A Veteran may overlook many details when making a claim since many are unfamiliar with the VA. Sadly, this can cost them their claim and benefits. Working with an experienced attorney is their best chance of securing substantial benefits, so a Veteran does not get a denial from the VA or a low disability rating.
Service Connection for Agent Orange
Making a claim for a disability or illness that Agent Orange caused is unique compared to other claims.
The main reason for this is the presumptive stance that the VA takes when a Veteran makes a claim that exposure to Agent Orange caused their illness or disability.
These presumptive rules can make it easier for Veterans to secure an in-service connection.
A Veteran will have to prove that they were exposed to Agent Orange or a harmful herbicide during their time in the service.
The VA will presume exposure to Veterans who:
- Served in Vietnam anytime between January 9, 1962, and May 7, 1975
- Served in the Korean demilitarized zone between April 1, 1968, and August 31, 1971
- Served in the airforce from 1969 through 1986
Sadly, not all illnesses and disabilities are presumed by the VA when it comes to exposure to Agent Orange.
Here are some that are presumed:
- Prostate cancer
- Chronic B-cell leukemia
- Hodgkin’s disease
- Parkinson’s disease
- Lung cancer
- Bladder cancer
If a Veteran was exposed to Agent Orange yet their illness is not on the VA’s presumptive list, they still may be eligible for benefits.

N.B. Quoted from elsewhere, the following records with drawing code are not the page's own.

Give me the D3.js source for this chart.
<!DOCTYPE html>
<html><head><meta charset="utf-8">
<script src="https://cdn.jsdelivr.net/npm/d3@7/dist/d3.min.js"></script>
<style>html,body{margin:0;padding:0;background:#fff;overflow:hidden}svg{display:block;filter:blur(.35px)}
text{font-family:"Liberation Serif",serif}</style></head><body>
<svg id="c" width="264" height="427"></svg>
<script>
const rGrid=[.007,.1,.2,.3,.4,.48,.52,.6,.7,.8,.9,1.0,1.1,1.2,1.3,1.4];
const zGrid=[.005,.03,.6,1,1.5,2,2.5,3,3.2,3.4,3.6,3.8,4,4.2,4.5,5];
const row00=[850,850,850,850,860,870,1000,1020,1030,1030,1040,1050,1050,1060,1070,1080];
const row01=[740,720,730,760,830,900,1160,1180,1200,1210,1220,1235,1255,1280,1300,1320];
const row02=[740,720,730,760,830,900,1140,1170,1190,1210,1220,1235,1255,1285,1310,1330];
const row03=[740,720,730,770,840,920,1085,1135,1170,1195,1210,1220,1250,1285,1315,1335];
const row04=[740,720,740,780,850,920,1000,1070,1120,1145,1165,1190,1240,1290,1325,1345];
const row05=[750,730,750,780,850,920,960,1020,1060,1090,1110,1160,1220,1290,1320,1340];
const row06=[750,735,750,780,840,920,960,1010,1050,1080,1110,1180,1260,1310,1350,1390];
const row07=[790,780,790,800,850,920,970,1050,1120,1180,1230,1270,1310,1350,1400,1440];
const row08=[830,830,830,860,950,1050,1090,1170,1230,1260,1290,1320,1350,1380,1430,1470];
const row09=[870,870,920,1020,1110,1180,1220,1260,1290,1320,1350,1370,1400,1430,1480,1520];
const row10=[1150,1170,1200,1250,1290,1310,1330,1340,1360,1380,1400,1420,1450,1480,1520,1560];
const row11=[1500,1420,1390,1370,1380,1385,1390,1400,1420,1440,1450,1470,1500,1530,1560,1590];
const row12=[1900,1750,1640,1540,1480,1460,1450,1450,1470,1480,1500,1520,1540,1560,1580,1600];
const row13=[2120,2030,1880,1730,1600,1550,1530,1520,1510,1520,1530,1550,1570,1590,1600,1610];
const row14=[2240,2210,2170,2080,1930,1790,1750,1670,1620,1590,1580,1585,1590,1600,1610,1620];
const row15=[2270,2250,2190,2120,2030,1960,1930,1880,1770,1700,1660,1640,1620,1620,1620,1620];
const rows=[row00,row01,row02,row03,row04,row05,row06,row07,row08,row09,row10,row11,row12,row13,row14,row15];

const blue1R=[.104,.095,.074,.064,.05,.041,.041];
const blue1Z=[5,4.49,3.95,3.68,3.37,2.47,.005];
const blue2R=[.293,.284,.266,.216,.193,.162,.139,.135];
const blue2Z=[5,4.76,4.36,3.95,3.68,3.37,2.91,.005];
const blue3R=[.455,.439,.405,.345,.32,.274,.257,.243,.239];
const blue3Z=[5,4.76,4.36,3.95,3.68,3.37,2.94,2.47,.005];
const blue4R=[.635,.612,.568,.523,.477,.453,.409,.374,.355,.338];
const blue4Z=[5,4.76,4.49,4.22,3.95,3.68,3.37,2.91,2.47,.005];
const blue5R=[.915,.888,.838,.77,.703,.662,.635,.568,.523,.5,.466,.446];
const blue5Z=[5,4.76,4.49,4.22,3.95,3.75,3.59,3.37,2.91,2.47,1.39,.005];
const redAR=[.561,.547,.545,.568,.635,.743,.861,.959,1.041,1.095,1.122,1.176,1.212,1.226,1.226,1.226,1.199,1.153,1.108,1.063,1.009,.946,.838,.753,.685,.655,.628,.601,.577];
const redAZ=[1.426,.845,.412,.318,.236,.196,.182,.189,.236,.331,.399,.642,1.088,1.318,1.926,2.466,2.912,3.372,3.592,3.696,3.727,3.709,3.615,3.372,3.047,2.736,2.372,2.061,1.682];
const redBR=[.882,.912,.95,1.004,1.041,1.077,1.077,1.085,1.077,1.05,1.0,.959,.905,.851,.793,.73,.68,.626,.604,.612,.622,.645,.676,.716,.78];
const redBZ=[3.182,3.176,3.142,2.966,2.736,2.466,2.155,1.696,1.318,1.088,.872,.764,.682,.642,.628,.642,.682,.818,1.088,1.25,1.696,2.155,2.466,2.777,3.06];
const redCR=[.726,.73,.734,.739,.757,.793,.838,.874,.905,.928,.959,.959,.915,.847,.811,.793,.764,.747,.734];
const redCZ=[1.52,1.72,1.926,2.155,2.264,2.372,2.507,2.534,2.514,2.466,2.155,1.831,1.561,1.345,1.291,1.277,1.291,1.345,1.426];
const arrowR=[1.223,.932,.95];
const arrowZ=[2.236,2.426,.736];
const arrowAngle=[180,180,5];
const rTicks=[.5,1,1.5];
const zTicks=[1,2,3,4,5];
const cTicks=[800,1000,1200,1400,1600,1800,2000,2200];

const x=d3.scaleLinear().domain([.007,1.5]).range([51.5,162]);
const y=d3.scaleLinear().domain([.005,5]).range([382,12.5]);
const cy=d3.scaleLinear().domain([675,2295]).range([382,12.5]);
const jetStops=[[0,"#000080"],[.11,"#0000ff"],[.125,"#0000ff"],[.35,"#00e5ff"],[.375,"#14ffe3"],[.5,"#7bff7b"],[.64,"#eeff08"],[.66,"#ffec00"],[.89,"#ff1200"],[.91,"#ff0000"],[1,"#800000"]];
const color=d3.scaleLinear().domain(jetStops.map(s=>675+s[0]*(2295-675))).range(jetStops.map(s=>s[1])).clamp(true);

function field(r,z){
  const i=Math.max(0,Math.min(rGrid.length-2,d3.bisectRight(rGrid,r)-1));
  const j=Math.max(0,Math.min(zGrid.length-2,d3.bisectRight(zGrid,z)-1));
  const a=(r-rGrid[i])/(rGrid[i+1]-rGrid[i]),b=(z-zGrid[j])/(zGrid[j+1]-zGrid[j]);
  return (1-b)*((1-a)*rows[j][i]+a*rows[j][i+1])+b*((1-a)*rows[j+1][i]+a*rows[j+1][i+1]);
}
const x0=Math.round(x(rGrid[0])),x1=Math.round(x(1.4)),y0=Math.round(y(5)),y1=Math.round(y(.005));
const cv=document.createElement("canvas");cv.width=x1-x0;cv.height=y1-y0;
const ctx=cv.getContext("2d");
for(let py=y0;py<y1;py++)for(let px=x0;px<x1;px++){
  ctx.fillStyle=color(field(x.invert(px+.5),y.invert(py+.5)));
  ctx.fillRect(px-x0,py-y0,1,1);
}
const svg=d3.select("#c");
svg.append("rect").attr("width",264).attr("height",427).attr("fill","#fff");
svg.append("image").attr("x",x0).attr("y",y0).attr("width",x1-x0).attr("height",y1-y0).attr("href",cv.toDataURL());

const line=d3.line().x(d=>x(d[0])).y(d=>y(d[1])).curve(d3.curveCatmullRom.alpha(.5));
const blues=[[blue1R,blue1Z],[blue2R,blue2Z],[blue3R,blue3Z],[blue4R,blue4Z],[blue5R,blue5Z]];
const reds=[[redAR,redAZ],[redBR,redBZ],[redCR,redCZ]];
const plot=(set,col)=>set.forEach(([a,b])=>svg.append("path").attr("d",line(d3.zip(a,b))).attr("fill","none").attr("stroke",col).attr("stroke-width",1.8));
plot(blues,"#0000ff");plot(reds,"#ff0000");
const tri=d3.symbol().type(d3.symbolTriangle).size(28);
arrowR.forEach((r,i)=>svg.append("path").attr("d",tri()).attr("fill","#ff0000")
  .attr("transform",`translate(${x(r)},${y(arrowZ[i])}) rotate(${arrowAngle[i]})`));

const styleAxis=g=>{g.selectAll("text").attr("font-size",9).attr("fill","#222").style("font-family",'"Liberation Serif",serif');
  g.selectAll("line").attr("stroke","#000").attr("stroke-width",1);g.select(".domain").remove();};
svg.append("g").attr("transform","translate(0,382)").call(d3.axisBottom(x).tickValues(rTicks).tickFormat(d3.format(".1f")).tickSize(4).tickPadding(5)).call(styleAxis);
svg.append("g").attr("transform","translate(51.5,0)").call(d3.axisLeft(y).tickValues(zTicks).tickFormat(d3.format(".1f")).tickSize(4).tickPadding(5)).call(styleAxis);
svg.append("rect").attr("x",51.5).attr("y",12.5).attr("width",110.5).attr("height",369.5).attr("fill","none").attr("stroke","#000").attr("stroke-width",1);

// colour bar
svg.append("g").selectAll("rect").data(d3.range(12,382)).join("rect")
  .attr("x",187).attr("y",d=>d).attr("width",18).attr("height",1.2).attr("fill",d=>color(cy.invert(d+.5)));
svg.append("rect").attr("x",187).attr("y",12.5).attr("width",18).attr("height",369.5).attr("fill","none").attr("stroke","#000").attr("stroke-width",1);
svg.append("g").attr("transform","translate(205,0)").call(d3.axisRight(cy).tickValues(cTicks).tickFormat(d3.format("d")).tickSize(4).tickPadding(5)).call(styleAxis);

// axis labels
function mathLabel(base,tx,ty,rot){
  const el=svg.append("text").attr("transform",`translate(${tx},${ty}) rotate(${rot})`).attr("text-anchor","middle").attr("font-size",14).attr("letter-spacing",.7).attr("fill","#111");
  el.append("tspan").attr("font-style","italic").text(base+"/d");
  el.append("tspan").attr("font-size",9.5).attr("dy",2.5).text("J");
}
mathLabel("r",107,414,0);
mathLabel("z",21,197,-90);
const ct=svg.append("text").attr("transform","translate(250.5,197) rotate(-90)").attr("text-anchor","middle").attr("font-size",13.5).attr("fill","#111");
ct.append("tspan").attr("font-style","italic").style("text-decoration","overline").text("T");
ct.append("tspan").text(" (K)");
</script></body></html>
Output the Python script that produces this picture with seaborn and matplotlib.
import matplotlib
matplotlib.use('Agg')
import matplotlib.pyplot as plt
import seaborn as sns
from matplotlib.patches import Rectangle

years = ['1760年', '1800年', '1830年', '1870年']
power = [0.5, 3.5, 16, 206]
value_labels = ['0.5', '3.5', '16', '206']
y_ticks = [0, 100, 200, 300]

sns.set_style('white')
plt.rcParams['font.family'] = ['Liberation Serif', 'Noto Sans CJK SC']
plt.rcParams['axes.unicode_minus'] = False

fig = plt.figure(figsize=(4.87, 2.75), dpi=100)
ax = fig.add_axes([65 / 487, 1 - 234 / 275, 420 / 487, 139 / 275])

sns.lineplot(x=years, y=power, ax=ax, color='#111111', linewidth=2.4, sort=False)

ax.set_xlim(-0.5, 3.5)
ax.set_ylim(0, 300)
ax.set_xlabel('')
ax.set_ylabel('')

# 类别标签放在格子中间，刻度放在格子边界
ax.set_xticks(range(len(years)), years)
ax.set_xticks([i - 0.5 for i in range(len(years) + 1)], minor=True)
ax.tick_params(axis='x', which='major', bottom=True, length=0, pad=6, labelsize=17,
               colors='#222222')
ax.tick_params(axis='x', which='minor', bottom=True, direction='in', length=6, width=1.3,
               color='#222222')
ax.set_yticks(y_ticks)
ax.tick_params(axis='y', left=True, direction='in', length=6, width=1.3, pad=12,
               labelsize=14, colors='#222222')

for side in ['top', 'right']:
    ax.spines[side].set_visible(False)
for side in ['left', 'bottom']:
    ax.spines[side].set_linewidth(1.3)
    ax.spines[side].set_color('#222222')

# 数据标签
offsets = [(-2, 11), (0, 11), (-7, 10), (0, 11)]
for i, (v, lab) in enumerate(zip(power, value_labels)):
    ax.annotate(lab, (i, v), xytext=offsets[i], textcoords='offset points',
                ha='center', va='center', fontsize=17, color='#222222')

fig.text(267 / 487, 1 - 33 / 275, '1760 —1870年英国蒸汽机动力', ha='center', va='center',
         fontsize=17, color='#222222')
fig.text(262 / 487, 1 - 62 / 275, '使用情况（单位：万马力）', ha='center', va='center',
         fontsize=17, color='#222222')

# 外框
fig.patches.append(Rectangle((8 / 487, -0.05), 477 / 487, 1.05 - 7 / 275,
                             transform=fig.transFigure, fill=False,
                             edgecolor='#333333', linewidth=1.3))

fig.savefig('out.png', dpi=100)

In these cases, they will have to gather evidence that shows that their illness is least as likely as not related to their service and exposure to Agent Orange.
What if the VA Denies My Claim?
Every year, the VA makes multiple mistakes, whether by denying a claim or giving a low disability rating to a Veteran who deserves more benefits.
This can be frustrating for Veterans who need benefits to help with the cost of treatment.
The good news is that they can appeal any decision the VA makes. However, they will have to begin the process within one year of the VA’s initial decision, or else they will have to start a whole new claims process.
Because the appeal process can be longer and more complex than the initial claims process, it is highly advised that a Veteran works with an experienced attorney in the appeal process.
This will make sure that the Veteran has the strongest appeal that they can make. The attorney will help the Veteran gather the proper evidence to prove the VA’s judgment wrong.
Though prostate cancer can go unnoticed, it is always best to have a proper diagnosis and treatment if a Veteran is experiencing any symptoms.
A Veteran’s best method to secure benefits through the VA is by linking their prostate cancer to their exposure to Agent Orange. Because of the presumptive rules that surround the VA and Agent Orange, it can be easier to make a service connection for prostate cancer than other disabilities not related to Agent Orange.